§ **Record extracts**:
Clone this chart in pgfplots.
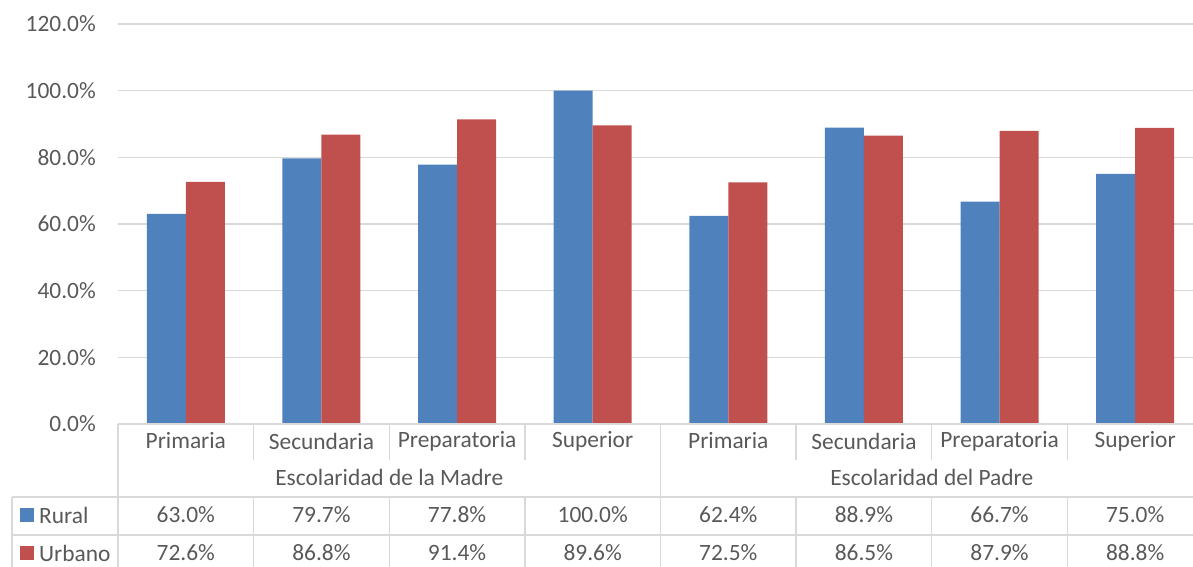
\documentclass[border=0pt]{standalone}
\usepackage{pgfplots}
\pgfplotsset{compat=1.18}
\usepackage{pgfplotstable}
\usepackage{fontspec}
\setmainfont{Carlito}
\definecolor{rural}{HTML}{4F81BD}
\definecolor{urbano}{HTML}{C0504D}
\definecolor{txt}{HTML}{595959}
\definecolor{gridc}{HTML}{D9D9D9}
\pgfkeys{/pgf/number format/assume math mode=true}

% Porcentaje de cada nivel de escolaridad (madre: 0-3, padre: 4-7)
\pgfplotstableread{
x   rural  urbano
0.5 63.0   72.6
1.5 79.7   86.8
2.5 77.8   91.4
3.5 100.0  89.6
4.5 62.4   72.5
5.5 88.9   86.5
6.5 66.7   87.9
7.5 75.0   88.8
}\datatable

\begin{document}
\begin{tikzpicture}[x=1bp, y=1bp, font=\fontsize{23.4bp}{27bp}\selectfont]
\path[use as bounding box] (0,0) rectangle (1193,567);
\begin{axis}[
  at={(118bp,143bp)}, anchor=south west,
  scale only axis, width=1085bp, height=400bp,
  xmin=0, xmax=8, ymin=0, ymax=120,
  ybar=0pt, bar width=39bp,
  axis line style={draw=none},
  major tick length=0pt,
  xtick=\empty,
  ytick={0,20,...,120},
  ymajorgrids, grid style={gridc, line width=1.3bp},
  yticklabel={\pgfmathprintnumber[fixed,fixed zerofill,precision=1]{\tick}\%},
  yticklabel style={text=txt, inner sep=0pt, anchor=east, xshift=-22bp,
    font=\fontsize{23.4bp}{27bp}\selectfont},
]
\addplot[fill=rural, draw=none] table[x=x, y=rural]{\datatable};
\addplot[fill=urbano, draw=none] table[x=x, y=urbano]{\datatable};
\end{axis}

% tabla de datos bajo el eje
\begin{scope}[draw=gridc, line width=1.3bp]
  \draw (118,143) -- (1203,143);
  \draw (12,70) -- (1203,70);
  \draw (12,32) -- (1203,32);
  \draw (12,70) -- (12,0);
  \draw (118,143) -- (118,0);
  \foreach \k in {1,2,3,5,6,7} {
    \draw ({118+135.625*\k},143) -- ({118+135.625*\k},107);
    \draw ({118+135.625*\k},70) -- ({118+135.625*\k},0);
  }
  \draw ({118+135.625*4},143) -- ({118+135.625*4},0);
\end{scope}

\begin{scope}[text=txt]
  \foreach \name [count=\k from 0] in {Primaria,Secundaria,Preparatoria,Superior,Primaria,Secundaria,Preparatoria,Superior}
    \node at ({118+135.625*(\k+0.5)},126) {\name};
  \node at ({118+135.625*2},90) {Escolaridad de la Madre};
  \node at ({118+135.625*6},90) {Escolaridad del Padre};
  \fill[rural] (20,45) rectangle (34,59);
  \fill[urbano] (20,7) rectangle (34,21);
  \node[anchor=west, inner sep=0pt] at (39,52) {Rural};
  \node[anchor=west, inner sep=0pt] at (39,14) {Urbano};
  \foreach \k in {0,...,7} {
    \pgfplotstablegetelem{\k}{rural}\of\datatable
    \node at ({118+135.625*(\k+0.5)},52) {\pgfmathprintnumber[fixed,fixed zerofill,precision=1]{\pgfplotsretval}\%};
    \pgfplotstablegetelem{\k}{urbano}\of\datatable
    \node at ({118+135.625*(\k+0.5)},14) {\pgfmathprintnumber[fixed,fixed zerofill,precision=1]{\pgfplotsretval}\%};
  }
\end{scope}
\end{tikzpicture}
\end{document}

--

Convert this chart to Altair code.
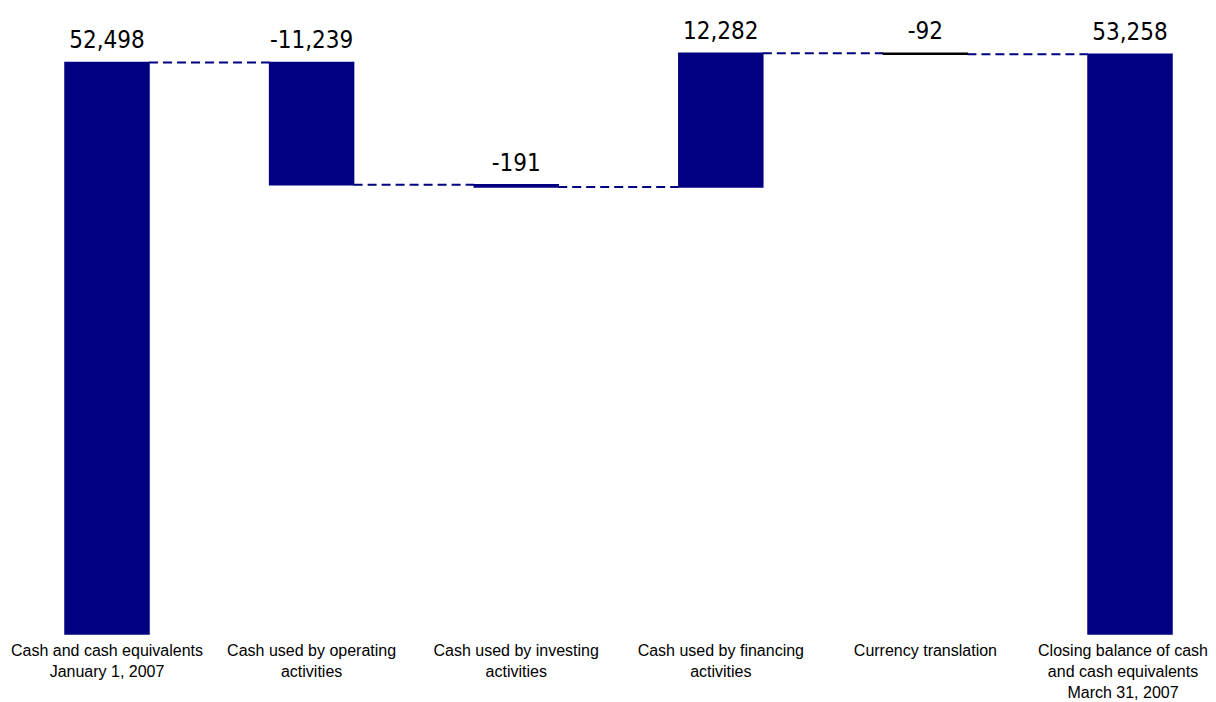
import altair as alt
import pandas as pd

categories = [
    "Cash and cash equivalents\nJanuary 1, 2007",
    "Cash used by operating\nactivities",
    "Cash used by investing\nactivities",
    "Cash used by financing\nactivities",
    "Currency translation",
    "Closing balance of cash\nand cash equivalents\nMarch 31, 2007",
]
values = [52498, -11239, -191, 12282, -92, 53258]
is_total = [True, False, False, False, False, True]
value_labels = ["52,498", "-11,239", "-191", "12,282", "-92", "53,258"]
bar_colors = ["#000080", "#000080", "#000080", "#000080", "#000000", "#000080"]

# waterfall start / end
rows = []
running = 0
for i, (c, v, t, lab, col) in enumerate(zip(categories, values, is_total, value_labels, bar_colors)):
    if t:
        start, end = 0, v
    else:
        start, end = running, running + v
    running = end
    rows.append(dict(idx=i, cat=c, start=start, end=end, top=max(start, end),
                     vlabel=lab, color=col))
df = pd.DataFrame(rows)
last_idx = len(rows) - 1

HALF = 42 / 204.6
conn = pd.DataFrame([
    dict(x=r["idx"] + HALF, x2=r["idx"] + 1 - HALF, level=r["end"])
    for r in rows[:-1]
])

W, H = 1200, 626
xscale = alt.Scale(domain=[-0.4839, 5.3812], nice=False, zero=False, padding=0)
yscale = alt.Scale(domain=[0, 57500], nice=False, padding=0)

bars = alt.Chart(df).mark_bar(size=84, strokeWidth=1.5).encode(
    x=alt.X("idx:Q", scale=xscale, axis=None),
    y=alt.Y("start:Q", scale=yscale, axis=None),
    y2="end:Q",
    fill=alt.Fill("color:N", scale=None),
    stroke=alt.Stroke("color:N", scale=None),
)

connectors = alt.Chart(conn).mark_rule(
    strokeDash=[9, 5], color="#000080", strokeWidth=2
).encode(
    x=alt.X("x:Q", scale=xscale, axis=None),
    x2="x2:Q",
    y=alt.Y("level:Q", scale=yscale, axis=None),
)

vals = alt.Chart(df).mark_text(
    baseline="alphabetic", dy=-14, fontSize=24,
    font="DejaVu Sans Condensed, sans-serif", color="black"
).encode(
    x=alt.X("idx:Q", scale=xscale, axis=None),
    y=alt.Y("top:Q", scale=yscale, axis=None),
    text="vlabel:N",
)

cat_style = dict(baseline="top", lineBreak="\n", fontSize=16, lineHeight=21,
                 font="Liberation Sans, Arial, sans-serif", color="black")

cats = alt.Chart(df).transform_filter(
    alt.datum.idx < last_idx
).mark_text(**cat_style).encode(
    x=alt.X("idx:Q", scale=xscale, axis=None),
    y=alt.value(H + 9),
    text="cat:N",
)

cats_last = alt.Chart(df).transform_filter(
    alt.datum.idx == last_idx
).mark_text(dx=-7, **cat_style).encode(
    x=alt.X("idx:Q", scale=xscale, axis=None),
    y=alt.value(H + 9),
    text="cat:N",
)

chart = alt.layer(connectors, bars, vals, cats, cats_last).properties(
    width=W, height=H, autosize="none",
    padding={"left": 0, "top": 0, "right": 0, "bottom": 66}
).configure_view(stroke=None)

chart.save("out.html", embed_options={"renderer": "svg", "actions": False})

* * *

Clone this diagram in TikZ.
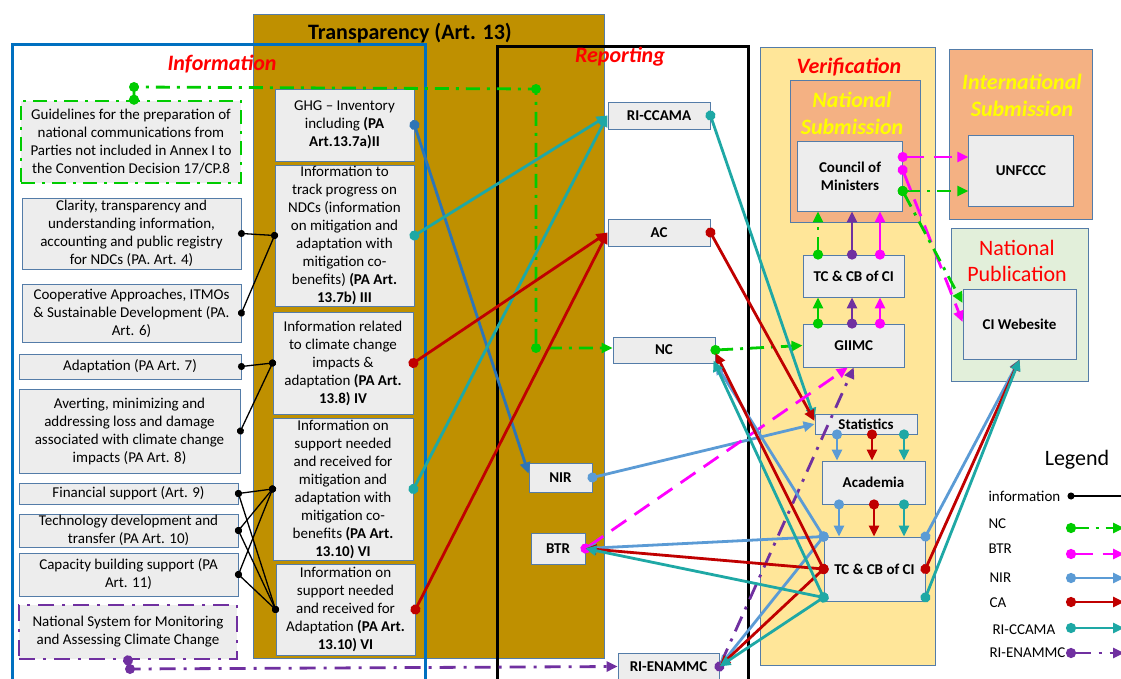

§ **Aim of the task**:
Exactly reproduce the lines from the line holding "Convert this chart to Altair code." through the line holding "import pandas as pd", and only those; pictures are to be left out.

§ **Exercise solution**:
Convert this chart to Altair code.
import altair as alt
import pandas as pd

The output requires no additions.